**SUPPLIED DATA**.
^^^^^^^^
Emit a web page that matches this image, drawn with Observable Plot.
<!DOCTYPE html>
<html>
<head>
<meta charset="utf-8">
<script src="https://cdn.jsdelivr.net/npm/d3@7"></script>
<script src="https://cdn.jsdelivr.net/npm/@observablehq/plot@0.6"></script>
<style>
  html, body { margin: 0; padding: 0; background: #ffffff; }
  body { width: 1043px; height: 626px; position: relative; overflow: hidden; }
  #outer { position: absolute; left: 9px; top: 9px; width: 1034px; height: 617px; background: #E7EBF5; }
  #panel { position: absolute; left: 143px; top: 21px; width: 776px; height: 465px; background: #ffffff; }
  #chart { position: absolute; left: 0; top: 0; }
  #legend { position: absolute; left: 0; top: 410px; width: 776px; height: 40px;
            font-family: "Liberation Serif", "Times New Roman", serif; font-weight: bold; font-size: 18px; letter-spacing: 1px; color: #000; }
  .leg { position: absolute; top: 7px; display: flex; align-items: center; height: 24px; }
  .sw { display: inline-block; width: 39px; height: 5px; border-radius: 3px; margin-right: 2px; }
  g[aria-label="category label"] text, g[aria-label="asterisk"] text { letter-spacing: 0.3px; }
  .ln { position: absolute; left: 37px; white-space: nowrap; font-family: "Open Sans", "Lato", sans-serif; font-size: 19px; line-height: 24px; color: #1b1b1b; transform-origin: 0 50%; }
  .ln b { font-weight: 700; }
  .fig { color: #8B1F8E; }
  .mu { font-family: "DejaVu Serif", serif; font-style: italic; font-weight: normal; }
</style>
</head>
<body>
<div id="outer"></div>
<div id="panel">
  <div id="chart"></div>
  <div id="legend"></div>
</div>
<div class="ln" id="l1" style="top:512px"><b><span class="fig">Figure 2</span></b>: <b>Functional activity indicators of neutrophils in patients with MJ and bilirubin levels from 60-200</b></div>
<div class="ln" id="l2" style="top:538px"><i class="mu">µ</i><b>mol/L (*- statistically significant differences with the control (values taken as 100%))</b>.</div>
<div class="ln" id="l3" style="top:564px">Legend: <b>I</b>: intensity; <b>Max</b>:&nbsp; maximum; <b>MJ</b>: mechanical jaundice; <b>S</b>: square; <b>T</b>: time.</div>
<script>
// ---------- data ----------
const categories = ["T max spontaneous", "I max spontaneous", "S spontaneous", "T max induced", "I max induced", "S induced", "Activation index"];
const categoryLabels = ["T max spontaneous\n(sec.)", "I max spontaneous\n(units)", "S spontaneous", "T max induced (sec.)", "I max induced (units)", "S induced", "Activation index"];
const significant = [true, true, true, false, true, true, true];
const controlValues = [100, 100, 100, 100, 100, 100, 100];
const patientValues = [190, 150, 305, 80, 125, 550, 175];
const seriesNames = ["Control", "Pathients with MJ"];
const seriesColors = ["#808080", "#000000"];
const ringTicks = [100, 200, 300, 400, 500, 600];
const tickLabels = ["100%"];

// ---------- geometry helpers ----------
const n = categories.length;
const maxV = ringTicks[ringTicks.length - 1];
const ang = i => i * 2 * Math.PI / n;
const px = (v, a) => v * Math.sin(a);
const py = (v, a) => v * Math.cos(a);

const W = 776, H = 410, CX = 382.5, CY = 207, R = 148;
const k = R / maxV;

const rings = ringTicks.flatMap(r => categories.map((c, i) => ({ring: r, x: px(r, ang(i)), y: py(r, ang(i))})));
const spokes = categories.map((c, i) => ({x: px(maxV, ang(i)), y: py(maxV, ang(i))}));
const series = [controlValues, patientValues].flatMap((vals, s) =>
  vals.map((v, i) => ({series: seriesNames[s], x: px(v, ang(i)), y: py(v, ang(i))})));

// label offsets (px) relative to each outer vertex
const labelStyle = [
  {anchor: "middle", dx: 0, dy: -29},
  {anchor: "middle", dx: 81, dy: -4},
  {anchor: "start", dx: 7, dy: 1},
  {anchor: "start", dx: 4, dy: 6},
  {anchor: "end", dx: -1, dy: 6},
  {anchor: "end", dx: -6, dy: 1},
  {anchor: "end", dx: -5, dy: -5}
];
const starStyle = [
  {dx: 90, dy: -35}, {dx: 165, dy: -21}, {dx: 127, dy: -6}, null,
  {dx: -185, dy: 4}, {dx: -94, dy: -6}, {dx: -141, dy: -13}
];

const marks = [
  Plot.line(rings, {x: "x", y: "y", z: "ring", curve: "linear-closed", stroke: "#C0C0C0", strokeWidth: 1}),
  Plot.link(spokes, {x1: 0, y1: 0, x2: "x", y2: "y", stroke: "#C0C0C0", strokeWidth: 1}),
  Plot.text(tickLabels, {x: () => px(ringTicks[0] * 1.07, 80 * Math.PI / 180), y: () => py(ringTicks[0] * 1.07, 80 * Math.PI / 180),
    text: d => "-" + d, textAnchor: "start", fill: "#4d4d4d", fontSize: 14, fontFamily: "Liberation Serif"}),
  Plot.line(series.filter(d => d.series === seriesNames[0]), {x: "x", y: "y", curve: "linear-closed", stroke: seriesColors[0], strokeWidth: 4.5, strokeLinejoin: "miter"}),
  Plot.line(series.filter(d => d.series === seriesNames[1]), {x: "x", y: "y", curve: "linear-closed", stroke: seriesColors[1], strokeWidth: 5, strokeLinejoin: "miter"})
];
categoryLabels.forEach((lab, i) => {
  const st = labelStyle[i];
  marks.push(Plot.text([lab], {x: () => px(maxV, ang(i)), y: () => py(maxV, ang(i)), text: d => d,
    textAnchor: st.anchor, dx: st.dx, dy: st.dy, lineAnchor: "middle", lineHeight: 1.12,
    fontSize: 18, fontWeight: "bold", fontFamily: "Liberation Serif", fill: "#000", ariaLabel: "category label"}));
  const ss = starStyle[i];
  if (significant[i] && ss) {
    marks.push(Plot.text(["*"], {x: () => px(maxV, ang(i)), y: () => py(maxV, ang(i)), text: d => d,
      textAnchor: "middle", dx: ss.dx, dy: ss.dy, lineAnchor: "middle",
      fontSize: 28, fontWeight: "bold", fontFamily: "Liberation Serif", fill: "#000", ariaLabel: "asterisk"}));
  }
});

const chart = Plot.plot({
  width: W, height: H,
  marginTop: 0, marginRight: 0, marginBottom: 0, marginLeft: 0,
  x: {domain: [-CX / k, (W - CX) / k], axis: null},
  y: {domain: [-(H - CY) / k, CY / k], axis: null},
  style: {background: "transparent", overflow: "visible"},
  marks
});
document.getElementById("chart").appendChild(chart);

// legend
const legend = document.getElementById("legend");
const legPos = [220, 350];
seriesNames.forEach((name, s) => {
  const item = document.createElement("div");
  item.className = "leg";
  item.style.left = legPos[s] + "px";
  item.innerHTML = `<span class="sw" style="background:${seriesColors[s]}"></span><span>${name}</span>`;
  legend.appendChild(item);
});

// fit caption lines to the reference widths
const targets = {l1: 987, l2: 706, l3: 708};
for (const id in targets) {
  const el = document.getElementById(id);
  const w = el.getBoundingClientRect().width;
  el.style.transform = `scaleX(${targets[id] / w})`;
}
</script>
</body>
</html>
^^^^^^^^
**AIM**. Reproduce every line of the data verbatim.

**FULL SOLUTION**.
Emit a web page that matches this image, drawn with Observable Plot.
<!DOCTYPE html>
<html>
<head>
<meta charset="utf-8">
<script src="https://cdn.jsdelivr.net/npm/d3@7"></script>
<script src="https://cdn.jsdelivr.net/npm/@observablehq/plot@0.6"></script>
<style>
  html, body { margin: 0; padding: 0; background: #ffffff; }
  body { width: 1043px; height: 626px; position: relative; overflow: hidden; }
  #outer { position: absolute; left: 9px; top: 9px; width: 1034px; height: 617px; background: #E7EBF5; }
  #panel { position: absolute; left: 143px; top: 21px; width: 776px; height: 465px; background: #ffffff; }
  #chart { position: absolute; left: 0; top: 0; }
  #legend { position: absolute; left: 0; top: 410px; width: 776px; height: 40px;
            font-family: "Liberation Serif", "Times New Roman", serif; font-weight: bold; font-size: 18px; letter-spacing: 1px; color: #000; }
  .leg { position: absolute; top: 7px; display: flex; align-items: center; height: 24px; }
  .sw { display: inline-block; width: 39px; height: 5px; border-radius: 3px; margin-right: 2px; }
  g[aria-label="category label"] text, g[aria-label="asterisk"] text { letter-spacing: 0.3px; }
  .ln { position: absolute; left: 37px; white-space: nowrap; font-family: "Open Sans", "Lato", sans-serif; font-size: 19px; line-height: 24px; color: #1b1b1b; transform-origin: 0 50%; }
  .ln b { font-weight: 700; }
  .fig { color: #8B1F8E; }
  .mu { font-family: "DejaVu Serif", serif; font-style: italic; font-weight: normal; }
</style>
</head>
<body>
<div id="outer"></div>
<div id="panel">
  <div id="chart"></div>
  <div id="legend"></div>
</div>
<div class="ln" id="l1" style="top:512px"><b><span class="fig">Figure 2</span></b>: <b>Functional activity indicators of neutrophils in patients with MJ and bilirubin levels from 60-200</b></div>
<div class="ln" id="l2" style="top:538px"><i class="mu">µ</i><b>mol/L (*- statistically significant differences with the control (values taken as 100%))</b>.</div>
<div class="ln" id="l3" style="top:564px">Legend: <b>I</b>: intensity; <b>Max</b>:&nbsp; maximum; <b>MJ</b>: mechanical jaundice; <b>S</b>: square; <b>T</b>: time.</div>
<script>
// ---------- data ----------
const categories = ["T max spontaneous", "I max spontaneous", "S spontaneous", "T max induced", "I max induced", "S induced", "Activation index"];
const categoryLabels = ["T max spontaneous\n(sec.)", "I max spontaneous\n(units)", "S spontaneous", "T max induced (sec.)", "I max induced (units)", "S induced", "Activation index"];
const significant = [true, true, true, false, true, true, true];
const controlValues = [100, 100, 100, 100, 100, 100, 100];
const patientValues = [190, 150, 305, 80, 125, 550, 175];
const seriesNames = ["Control", "Pathients with MJ"];
const seriesColors = ["#808080", "#000000"];
const ringTicks = [100, 200, 300, 400, 500, 600];
const tickLabels = ["100%"];

// ---------- geometry helpers ----------
const n = categories.length;
const maxV = ringTicks[ringTicks.length - 1];
const ang = i => i * 2 * Math.PI / n;
const px = (v, a) => v * Math.sin(a);
const py = (v, a) => v * Math.cos(a);

const W = 776, H = 410, CX = 382.5, CY = 207, R = 148;
const k = R / maxV;

const rings = ringTicks.flatMap(r => categories.map((c, i) => ({ring: r, x: px(r, ang(i)), y: py(r, ang(i))})));
const spokes = categories.map((c, i) => ({x: px(maxV, ang(i)), y: py(maxV, ang(i))}));
const series = [controlValues, patientValues].flatMap((vals, s) =>
  vals.map((v, i) => ({series: seriesNames[s], x: px(v, ang(i)), y: py(v, ang(i))})));

// label offsets (px) relative to each outer vertex
const labelStyle = [
  {anchor: "middle", dx: 0, dy: -29},
  {anchor: "middle", dx: 81, dy: -4},
  {anchor: "start", dx: 7, dy: 1},
  {anchor: "start", dx: 4, dy: 6},
  {anchor: "end", dx: -1, dy: 6},
  {anchor: "end", dx: -6, dy: 1},
  {anchor: "end", dx: -5, dy: -5}
];
const starStyle = [
  {dx: 90, dy: -35}, {dx: 165, dy: -21}, {dx: 127, dy: -6}, null,
  {dx: -185, dy: 4}, {dx: -94, dy: -6}, {dx: -141, dy: -13}
];

const marks = [
  Plot.line(rings, {x: "x", y: "y", z: "ring", curve: "linear-closed", stroke: "#C0C0C0", strokeWidth: 1}),
  Plot.link(spokes, {x1: 0, y1: 0, x2: "x", y2: "y", stroke: "#C0C0C0", strokeWidth: 1}),
  Plot.text(tickLabels, {x: () => px(ringTicks[0] * 1.07, 80 * Math.PI / 180), y: () => py(ringTicks[0] * 1.07, 80 * Math.PI / 180),
    text: d => "-" + d, textAnchor: "start", fill: "#4d4d4d", fontSize: 14, fontFamily: "Liberation Serif"}),
  Plot.line(series.filter(d => d.series === seriesNames[0]), {x: "x", y: "y", curve: "linear-closed", stroke: seriesColors[0], strokeWidth: 4.5, strokeLinejoin: "miter"}),
  Plot.line(series.filter(d => d.series === seriesNames[1]), {x: "x", y: "y", curve: "linear-closed", stroke: seriesColors[1], strokeWidth: 5, strokeLinejoin: "miter"})
];
categoryLabels.forEach((lab, i) => {
  const st = labelStyle[i];
  marks.push(Plot.text([lab], {x: () => px(maxV, ang(i)), y: () => py(maxV, ang(i)), text: d => d,
    textAnchor: st.anchor, dx: st.dx, dy: st.dy, lineAnchor: "middle", lineHeight: 1.12,
    fontSize: 18, fontWeight: "bold", fontFamily: "Liberation Serif", fill: "#000", ariaLabel: "category label"}));
  const ss = starStyle[i];
  if (significant[i] && ss) {
    marks.push(Plot.text(["*"], {x: () => px(maxV, ang(i)), y: () => py(maxV, ang(i)), text: d => d,
      textAnchor: "middle", dx: ss.dx, dy: ss.dy, lineAnchor: "middle",
      fontSize: 28, fontWeight: "bold", fontFamily: "Liberation Serif", fill: "#000", ariaLabel: "asterisk"}));
  }
});

const chart = Plot.plot({
  width: W, height: H,
  marginTop: 0, marginRight: 0, marginBottom: 0, marginLeft: 0,
  x: {domain: [-CX / k, (W - CX) / k], axis: null},
  y: {domain: [-(H - CY) / k, CY / k], axis: null},
  style: {background: "transparent", overflow: "visible"},
  marks
});
document.getElementById("chart").appendChild(chart);

// legend
const legend = document.getElementById("legend");
const legPos = [220, 350];
seriesNames.forEach((name, s) => {
  const item = document.createElement("div");
  item.className = "leg";
  item.style.left = legPos[s] + "px";
  item.innerHTML = `<span class="sw" style="background:${seriesColors[s]}"></span><span>${name}</span>`;
  legend.appendChild(item);
});

// fit caption lines to the reference widths
const targets = {l1: 987, l2: 706, l3: 708};
for (const id in targets) {
  const el = document.getElementById(id);
  const w = el.getBoundingClientRect().width;
  el.style.transform = `scaleX(${targets[id] / w})`;
}
</script>
</body>
</html>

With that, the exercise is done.